Copy all lines below exactly as written. Leave pictures out.
### Data section
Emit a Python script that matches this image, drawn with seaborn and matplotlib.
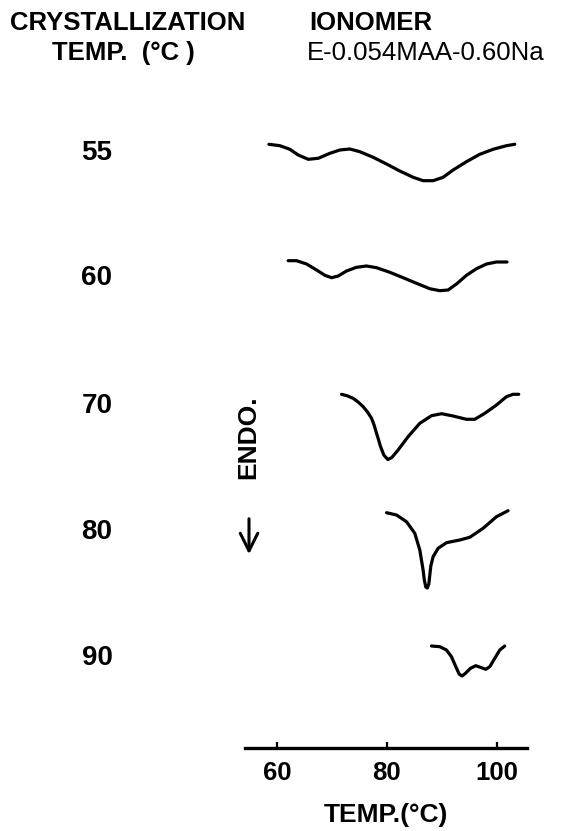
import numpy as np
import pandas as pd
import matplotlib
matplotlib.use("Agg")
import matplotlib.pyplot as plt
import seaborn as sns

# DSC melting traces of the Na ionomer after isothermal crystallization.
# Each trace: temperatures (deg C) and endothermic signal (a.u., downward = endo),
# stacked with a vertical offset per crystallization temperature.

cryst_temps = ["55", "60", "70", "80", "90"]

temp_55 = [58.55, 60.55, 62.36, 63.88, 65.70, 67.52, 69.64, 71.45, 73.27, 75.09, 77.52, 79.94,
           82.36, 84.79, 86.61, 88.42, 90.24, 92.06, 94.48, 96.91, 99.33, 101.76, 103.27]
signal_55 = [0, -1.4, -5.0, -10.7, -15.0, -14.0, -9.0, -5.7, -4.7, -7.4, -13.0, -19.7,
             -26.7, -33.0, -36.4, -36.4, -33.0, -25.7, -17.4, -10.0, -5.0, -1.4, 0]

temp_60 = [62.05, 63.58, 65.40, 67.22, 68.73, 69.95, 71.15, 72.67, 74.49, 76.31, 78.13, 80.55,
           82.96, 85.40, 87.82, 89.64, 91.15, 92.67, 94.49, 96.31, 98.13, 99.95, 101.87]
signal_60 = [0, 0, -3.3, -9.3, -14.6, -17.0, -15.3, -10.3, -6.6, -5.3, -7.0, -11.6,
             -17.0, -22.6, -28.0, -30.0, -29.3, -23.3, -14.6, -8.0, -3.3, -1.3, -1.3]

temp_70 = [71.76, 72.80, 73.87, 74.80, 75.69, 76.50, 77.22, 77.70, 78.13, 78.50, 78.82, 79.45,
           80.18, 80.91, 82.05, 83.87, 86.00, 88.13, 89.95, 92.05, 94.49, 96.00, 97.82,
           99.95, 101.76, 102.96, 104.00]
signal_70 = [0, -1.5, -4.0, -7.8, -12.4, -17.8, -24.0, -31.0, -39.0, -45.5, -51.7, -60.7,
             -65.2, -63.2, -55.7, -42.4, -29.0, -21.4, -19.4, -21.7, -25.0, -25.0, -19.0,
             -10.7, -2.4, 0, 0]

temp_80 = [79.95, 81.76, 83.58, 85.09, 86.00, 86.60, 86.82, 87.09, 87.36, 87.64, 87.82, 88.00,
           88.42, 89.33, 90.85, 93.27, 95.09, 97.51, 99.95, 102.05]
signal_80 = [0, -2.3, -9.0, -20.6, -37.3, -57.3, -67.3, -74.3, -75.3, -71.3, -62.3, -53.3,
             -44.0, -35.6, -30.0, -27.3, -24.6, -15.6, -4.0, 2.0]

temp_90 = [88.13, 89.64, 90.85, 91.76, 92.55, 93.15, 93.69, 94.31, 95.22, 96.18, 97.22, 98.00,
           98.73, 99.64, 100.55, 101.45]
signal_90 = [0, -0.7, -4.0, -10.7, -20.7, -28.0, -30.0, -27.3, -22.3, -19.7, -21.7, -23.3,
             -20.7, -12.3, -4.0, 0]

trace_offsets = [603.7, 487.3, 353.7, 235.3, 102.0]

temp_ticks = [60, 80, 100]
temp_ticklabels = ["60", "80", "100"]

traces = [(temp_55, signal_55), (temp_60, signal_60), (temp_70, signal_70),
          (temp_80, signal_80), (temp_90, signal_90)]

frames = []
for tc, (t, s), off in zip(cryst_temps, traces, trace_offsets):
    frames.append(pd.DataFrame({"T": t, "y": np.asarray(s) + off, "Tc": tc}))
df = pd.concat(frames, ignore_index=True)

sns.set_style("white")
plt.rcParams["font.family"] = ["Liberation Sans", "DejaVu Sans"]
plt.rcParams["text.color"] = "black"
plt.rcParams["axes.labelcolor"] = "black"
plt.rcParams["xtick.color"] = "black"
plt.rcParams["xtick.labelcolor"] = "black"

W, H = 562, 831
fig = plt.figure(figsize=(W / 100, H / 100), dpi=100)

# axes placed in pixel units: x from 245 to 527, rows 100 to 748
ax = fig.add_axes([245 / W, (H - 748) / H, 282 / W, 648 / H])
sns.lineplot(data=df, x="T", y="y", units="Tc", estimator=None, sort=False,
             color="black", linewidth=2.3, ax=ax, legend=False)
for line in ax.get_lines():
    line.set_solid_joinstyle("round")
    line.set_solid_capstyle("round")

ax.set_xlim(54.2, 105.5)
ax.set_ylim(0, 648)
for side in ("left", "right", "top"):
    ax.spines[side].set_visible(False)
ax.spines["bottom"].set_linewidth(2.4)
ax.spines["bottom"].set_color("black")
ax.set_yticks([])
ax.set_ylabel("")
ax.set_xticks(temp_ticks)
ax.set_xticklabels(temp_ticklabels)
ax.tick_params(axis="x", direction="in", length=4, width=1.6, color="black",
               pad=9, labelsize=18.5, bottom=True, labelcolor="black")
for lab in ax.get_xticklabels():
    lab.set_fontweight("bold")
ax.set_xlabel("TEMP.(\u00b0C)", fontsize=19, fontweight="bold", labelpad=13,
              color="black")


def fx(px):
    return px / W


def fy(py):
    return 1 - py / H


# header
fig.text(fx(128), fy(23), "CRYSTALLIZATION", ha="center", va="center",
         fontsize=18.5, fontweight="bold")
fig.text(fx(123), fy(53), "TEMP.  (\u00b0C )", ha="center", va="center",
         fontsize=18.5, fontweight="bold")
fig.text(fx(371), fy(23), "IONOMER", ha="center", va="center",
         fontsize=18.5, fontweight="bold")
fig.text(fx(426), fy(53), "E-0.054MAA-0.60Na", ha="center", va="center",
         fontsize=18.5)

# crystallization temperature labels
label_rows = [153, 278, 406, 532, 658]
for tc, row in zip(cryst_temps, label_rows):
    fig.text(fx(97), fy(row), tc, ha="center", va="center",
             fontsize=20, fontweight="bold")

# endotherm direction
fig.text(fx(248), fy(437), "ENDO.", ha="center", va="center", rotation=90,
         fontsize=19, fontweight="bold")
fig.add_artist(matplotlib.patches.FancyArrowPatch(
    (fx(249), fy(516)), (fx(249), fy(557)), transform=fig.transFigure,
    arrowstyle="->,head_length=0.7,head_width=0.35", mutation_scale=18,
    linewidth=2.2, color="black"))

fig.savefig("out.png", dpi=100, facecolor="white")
######
● **The completed task**
Emit a Python script that matches this image, drawn with seaborn and matplotlib.
import numpy as np
import pandas as pd
import matplotlib
matplotlib.use("Agg")
import matplotlib.pyplot as plt
import seaborn as sns

# DSC melting traces of the Na ionomer after isothermal crystallization.
# Each trace: temperatures (deg C) and endothermic signal (a.u., downward = endo),
# stacked with a vertical offset per crystallization temperature.

cryst_temps = ["55", "60", "70", "80", "90"]

temp_55 = [58.55, 60.55, 62.36, 63.88, 65.70, 67.52, 69.64, 71.45, 73.27, 75.09, 77.52, 79.94,
           82.36, 84.79, 86.61, 88.42, 90.24, 92.06, 94.48, 96.91, 99.33, 101.76, 103.27]
signal_55 = [0, -1.4, -5.0, -10.7, -15.0, -14.0, -9.0, -5.7, -4.7, -7.4, -13.0, -19.7,
             -26.7, -33.0, -36.4, -36.4, -33.0, -25.7, -17.4, -10.0, -5.0, -1.4, 0]

temp_60 = [62.05, 63.58, 65.40, 67.22, 68.73, 69.95, 71.15, 72.67, 74.49, 76.31, 78.13, 80.55,
           82.96, 85.40, 87.82, 89.64, 91.15, 92.67, 94.49, 96.31, 98.13, 99.95, 101.87]
signal_60 = [0, 0, -3.3, -9.3, -14.6, -17.0, -15.3, -10.3, -6.6, -5.3, -7.0, -11.6,
             -17.0, -22.6, -28.0, -30.0, -29.3, -23.3, -14.6, -8.0, -3.3, -1.3, -1.3]

temp_70 = [71.76, 72.80, 73.87, 74.80, 75.69, 76.50, 77.22, 77.70, 78.13, 78.50, 78.82, 79.45,
           80.18, 80.91, 82.05, 83.87, 86.00, 88.13, 89.95, 92.05, 94.49, 96.00, 97.82,
           99.95, 101.76, 102.96, 104.00]
signal_70 = [0, -1.5, -4.0, -7.8, -12.4, -17.8, -24.0, -31.0, -39.0, -45.5, -51.7, -60.7,
             -65.2, -63.2, -55.7, -42.4, -29.0, -21.4, -19.4, -21.7, -25.0, -25.0, -19.0,
             -10.7, -2.4, 0, 0]

temp_80 = [79.95, 81.76, 83.58, 85.09, 86.00, 86.60, 86.82, 87.09, 87.36, 87.64, 87.82, 88.00,
           88.42, 89.33, 90.85, 93.27, 95.09, 97.51, 99.95, 102.05]
signal_80 = [0, -2.3, -9.0, -20.6, -37.3, -57.3, -67.3, -74.3, -75.3, -71.3, -62.3, -53.3,
             -44.0, -35.6, -30.0, -27.3, -24.6, -15.6, -4.0, 2.0]

temp_90 = [88.13, 89.64, 90.85, 91.76, 92.55, 93.15, 93.69, 94.31, 95.22, 96.18, 97.22, 98.00,
           98.73, 99.64, 100.55, 101.45]
signal_90 = [0, -0.7, -4.0, -10.7, -20.7, -28.0, -30.0, -27.3, -22.3, -19.7, -21.7, -23.3,
             -20.7, -12.3, -4.0, 0]

trace_offsets = [603.7, 487.3, 353.7, 235.3, 102.0]

temp_ticks = [60, 80, 100]
temp_ticklabels = ["60", "80", "100"]

traces = [(temp_55, signal_55), (temp_60, signal_60), (temp_70, signal_70),
          (temp_80, signal_80), (temp_90, signal_90)]

frames = []
for tc, (t, s), off in zip(cryst_temps, traces, trace_offsets):
    frames.append(pd.DataFrame({"T": t, "y": np.asarray(s) + off, "Tc": tc}))
df = pd.concat(frames, ignore_index=True)

sns.set_style("white")
plt.rcParams["font.family"] = ["Liberation Sans", "DejaVu Sans"]
plt.rcParams["text.color"] = "black"
plt.rcParams["axes.labelcolor"] = "black"
plt.rcParams["xtick.color"] = "black"
plt.rcParams["xtick.labelcolor"] = "black"

W, H = 562, 831
fig = plt.figure(figsize=(W / 100, H / 100), dpi=100)

# axes placed in pixel units: x from 245 to 527, rows 100 to 748
ax = fig.add_axes([245 / W, (H - 748) / H, 282 / W, 648 / H])
sns.lineplot(data=df, x="T", y="y", units="Tc", estimator=None, sort=False,
             color="black", linewidth=2.3, ax=ax, legend=False)
for line in ax.get_lines():
    line.set_solid_joinstyle("round")
    line.set_solid_capstyle("round")

ax.set_xlim(54.2, 105.5)
ax.set_ylim(0, 648)
for side in ("left", "right", "top"):
    ax.spines[side].set_visible(False)
ax.spines["bottom"].set_linewidth(2.4)
ax.spines["bottom"].set_color("black")
ax.set_yticks([])
ax.set_ylabel("")
ax.set_xticks(temp_ticks)
ax.set_xticklabels(temp_ticklabels)
ax.tick_params(axis="x", direction="in", length=4, width=1.6, color="black",
               pad=9, labelsize=18.5, bottom=True, labelcolor="black")
for lab in ax.get_xticklabels():
    lab.set_fontweight("bold")
ax.set_xlabel("TEMP.(\u00b0C)", fontsize=19, fontweight="bold", labelpad=13,
              color="black")


def fx(px):
    return px / W


def fy(py):
    return 1 - py / H


# header
fig.text(fx(128), fy(23), "CRYSTALLIZATION", ha="center", va="center",
         fontsize=18.5, fontweight="bold")
fig.text(fx(123), fy(53), "TEMP.  (\u00b0C )", ha="center", va="center",
         fontsize=18.5, fontweight="bold")
fig.text(fx(371), fy(23), "IONOMER", ha="center", va="center",
         fontsize=18.5, fontweight="bold")
fig.text(fx(426), fy(53), "E-0.054MAA-0.60Na", ha="center", va="center",
         fontsize=18.5)

# crystallization temperature labels
label_rows = [153, 278, 406, 532, 658]
for tc, row in zip(cryst_temps, label_rows):
    fig.text(fx(97), fy(row), tc, ha="center", va="center",
             fontsize=20, fontweight="bold")

# endotherm direction
fig.text(fx(248), fy(437), "ENDO.", ha="center", va="center", rotation=90,
         fontsize=19, fontweight="bold")
fig.add_artist(matplotlib.patches.FancyArrowPatch(
    (fx(249), fy(516)), (fx(249), fy(557)), transform=fig.transFigure,
    arrowstyle="->,head_length=0.7,head_width=0.35", mutation_scale=18,
    linewidth=2.2, color="black"))

fig.savefig("out.png", dpi=100, facecolor="white")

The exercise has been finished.